Mention of the Pier 1 and Home Depot brings home the fact that our economy is integrated across the continent – I could have purchased the same items in Toronto at the same stores. There is a sizable outlet mall here in Camarillo, but the stores are the same as in Toronto, and I could go to equivalent malls there. As we homogenise the retail base across the continent the shopping rationale sometimes offered for travel fades away, and we are left with the notion of travelling to see new sights and meet new people. What an odd concept!

The temperatures and weather in general in Camarillo have been little short of ideal for the last few days. Yesterday was perhaps a little too warm, but the evening soon cooled back down to a comfortable level, and the hazy skies cleared up to reveal the moon and stars. While I am close to the center of Camarillo (insofar as it has a center) visibility is good compared to suburban Woodbridge – magnitude 3 compared to magnitude 1 skies. Outside of Camarillo the sky is Bortle 5 at the most. On the other hand getting out of town is a little difficult – the area is only semi-rural, with many small towns within a few miles of each other.
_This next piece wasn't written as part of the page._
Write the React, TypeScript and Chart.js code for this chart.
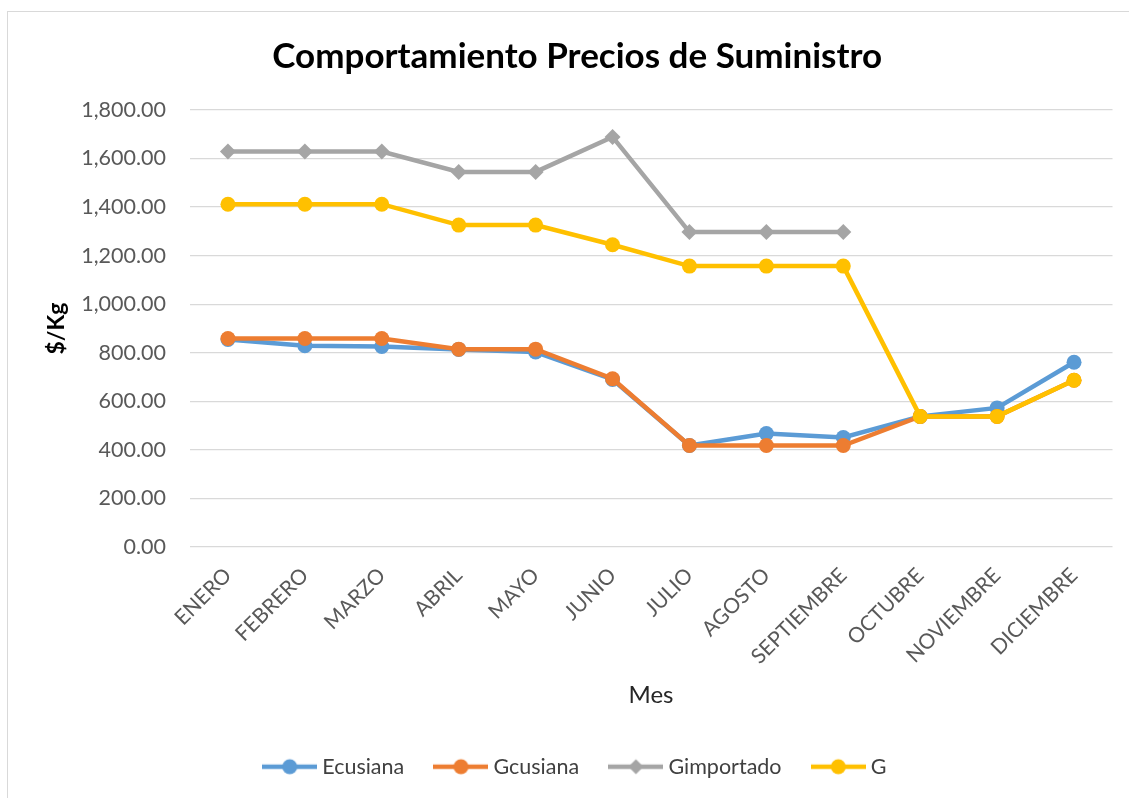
import React, { useEffect, useRef } from "react";
import { Chart, registerables } from "chart.js";

Chart.register(...registerables);

const months = [
  "ENERO", "FEBRERO", "MARZO", "ABRIL", "MAYO", "JUNIO",
  "JULIO", "AGOSTO", "SEPTIEMBRE", "OCTUBRE", "NOVIEMBRE", "DICIEMBRE",
];
const ecusiana = [855, 829, 826, 814, 803, 690, 418, 467, 451, 538, 573, 761];
const gcusiana = [859, 859, 859, 815, 815, 693, 418, 418, 418, 538, 538, 687];
const gimportado = [1629, 1629, 1629, 1545, 1545, 1689, 1297, 1297, 1297, null, null, null];
const gSeries = [1412, 1412, 1412, 1326, 1326, 1245, 1157, 1157, 1157, 538, 538, 687];

const seriesNames = ["Ecusiana", "Gcusiana", "Gimportado", "G"];
const seriesColors = ["#5B9BD5", "#ED7D31", "#A5A5A5", "#FFC000"];
const seriesMarkers = ["circle", "circle", "rectRot", "circle"];

const chartTitle = "Comportamiento Precios de Suministro";
const yTitle = "$/Kg";
const xTitle = "Mes";

function makeIcon(color: string, style: string) {
  const c = document.createElement("canvas");
  c.width = 55;
  c.height = 18;
  const ctx = c.getContext("2d")!;
  ctx.strokeStyle = color;
  ctx.lineWidth = 4.5;
  ctx.beginPath();
  ctx.moveTo(0, 9);
  ctx.lineTo(55, 9);
  ctx.stroke();
  ctx.fillStyle = color;
  ctx.beginPath();
  if (style === "rectRot") {
    ctx.moveTo(27.5, 1.5);
    ctx.lineTo(35, 9);
    ctx.lineTo(27.5, 16.5);
    ctx.lineTo(20, 9);
    ctx.closePath();
  } else {
    ctx.arc(27.5, 9, 7.5, 0, Math.PI * 2);
  }
  ctx.fill();
  return c;
}

export default function App() {
  const ref = useRef<HTMLCanvasElement>(null);

  useEffect(() => {
    if (!ref.current) return;
    Chart.defaults.font.family = "Lato";
    const values = [ecusiana, gcusiana, gimportado, gSeries];
    const icons = seriesColors.map((c, i) => makeIcon(c, seriesMarkers[i]));
    const chart = new Chart(ref.current, {
      type: "line",
      data: {
        labels: months,
        datasets: values.map((v, i) => ({
          label: seriesNames[i],
          data: v,
          borderColor: seriesColors[i],
          backgroundColor: seriesColors[i],
          pointBackgroundColor: seriesColors[i],
          pointBorderColor: seriesColors[i],
          pointBorderWidth: 0,
          pointStyle: seriesMarkers[i] as any,
          pointRadius: seriesMarkers[i] === "rectRot" ? 8 : 7.5,
          pointHoverRadius: seriesMarkers[i] === "rectRot" ? 8 : 7.5,
          borderWidth: 4.5,
          tension: 0,
          spanGaps: false,
          order: 4 - i,
        })),
      },
      options: {
        responsive: false,
        animation: false,
        layout: { padding: { left: 34, right: 16.5, top: 0, bottom: 10.5 } },
        plugins: {
          tooltip: { enabled: false },
          title: {
            display: true,
            text: chartTitle,
            color: "#000000",
            font: { size: 35, weight: "bold", family: "Lato" },
            padding: { top: 24, bottom: 32 },
          },
          legend: {
            position: "bottom",
            labels: {
              usePointStyle: true,
              pointStyleWidth: 43.5,
              padding: 35,
              color: "#404040",
              font: { size: 21.5, family: "Lato" },
              sort: (a: any, b: any) => a.datasetIndex - b.datasetIndex,
              generateLabels: (ch: any) => {
                const items = Chart.defaults.plugins.legend.labels.generateLabels(ch);
                return items.map((it: any) => ({
                  ...it,
                  pointStyle: icons[it.datasetIndex],
                }));
              },
            },
          },
        },
        scales: {
          x: {
            offset: true,
            grid: { display: false },
            border: { display: false },
            ticks: {
              color: "#595959",
              font: { size: 21, family: "Lato" },
              minRotation: 45,
              maxRotation: 45,
              autoSkip: false,
              padding: 8,
            },
            title: {
              display: true,
              text: xTitle,
              color: "#262626",
              font: { size: 24, family: "Lato" },
              padding: { top: 0, bottom: 11.6 },
            },
            afterFit: (s: any) => {
              s.height = 174;
            },
          },
          y: {
            min: 0,
            max: 1800,
            grid: { color: "#D9D9D9", lineWidth: 1.3, drawTicks: false },
            border: { display: false },
            ticks: {
              stepSize: 200,
              color: "#595959",
              font: { size: 21.5, family: "Lato" },
              padding: 23.5,
              callback: (v: any) =>
                Number(v).toLocaleString("en-US", {
                  minimumFractionDigits: 2,
                  maximumFractionDigits: 2,
                }),
            },
            title: {
              display: true,
              text: yTitle,
              color: "#000000",
              font: { size: 23, weight: "bold", family: "Lato" },
              padding: { top: 1, bottom: 0 },
            },
            afterFit: (s: any) => {
              s.width = 147.5;
            },
          },
        },
      },
    });
    return () => chart.destroy();
  }, []);

  return (
    <div
      style={{
        position: "fixed",
        left: 0,
        top: 0,
        width: 1129,
        height: 798,
        overflow: "hidden",
        background: "#ffffff",
      }}
    >
      <div
        style={{
          position: "absolute",
          left: 7,
          top: 11,
          width: 1140,
          height: 800,
          borderLeft: "1px solid #d9d9d9",
          borderTop: "1px solid #d9d9d9",
        }}
      >
        <canvas
          ref={ref}
          width={1121}
          height={786}
          style={{ position: "absolute", left: 0, top: 0, width: 1121, height: 786 }}
        />
      </div>
    </div>
  );
}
As if to offset the great weather we’ve been having, the prediction is for increasing cloud cover, and the day of the Mercury transit itself is supposed to be partly cloudy. I will be setting up for visual observing only – I don’t expect to be ready to catch first contact (though I will be watching for it about 11.12 am) and while the sun will still be above the horizon at fourth contact, it will not be up by much. Sunset is at 4.58 pm local time, and fourth contact will be about 4.10 pm). My hope remains that I will be able to view the transit through gaps in the clouds.